On the old SEG (UFC) website, Pancrase was first revealed itself to me. If there can be said to be a polar opposite for wearing the gi, the rules of classical Pancrase (early- to mid-nineties) are it. The only Jiu Jitsu player I can remember having seen in the Pancrase of this era was Allen Goes. This had something to do with the gear – wrestling shoes, leggings, and tights. Needless to say, this encouraged leglocks. But its format was different too. There were no judges tallying up points gained by methodical attainment of position. Matches were fan-friendly strings of submissions and rope breaks based in large part on the now counterfeit rules of Pro-Wrestling. It took its name from classical Greek “No Holds Barred” pankration, but it took its philosophy from Catch Wrestling. Japanese fans had for years been aware of head-butting, groin-kicking Brasilian Vale Tudo, a fight sport much closer to the original pankration. They were thirsty for was something new. So, while the climate of the industry was tending toward “extreme” cage fighting, Pancrase instead chose to make Pro-Wrestling artfully un-fake.
An obvious shortcoming for Pancrase was the de-emphasis of the guard. But this came coupled with the benefit of a more dynamic form of competition that promoted athleticism over calculating and incremental progress. It was in this ecosystem that Masa Funaki, Frank Shamrock, Minoru Suzuki, and Minowaman flourished. The ‘hard-style’ of Japanese Pro Wrestling which was popular in the 1990s seems to have bequeathed to Pancrase the shape of its rules. This newer style of Pro-Wrestling India blurred the lines between what was genuine competition and prearranged demonstration. Kiyoshi Tamura and Kazushi Sakuraba both grew their styles competing, so-to-speak, in this style of promotion. Both went on to become the best catch wrestlers the sport had produced, and influenced the next generation which has at its summit Josh Barnett.

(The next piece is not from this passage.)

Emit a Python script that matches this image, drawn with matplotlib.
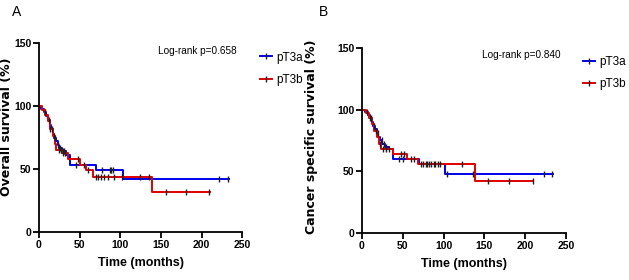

I consider Dustin Hazelett, ‘Mahem’ Miller, Genki Sudo, Shinya Aoki, and a host of other MMA stars as catch wrestlers. Many so-called jiu jitsu practitioners are widening their training and philosophy to include relevant techniques from other grappling arts, or not staying fixed to a moldy regimen. This is the essence of Catch Wrestling. It represents the purest form of grappling because it never stays its evolution. Eddie Bravo is by no means a catch-wrestler, but his innovations, his twister and rubber guard, and his impact on offensive half guard contribute to this evolution. The sport of Catch Wrestling remains as far away from Jiu Jitsu as Jeet Kune Do is from lists of katas. It stresses not a single set of universal moves that everybody must practice and employ, but a series of preternatural favorites that your body feels natural implementing. Using body type and the promotion of unique personal strengths are the keys to developing properly as a grappler, not adhering to a strict learning process. The process is rigged to promote the profitable swindle of belt gradations that has the sensei jealously withholding all authority. There is no dojo for the catch wrestler, there is only the gym. There is no place for the histrionics and esotericism of “the art”, there is only the application of what works for specific people. Science trumps art. Sun-Tzu, if he’d had a proper equivalent term for science might have named his treatise the ‘Science of War’. The Science of war, like grappling, is measured by its success.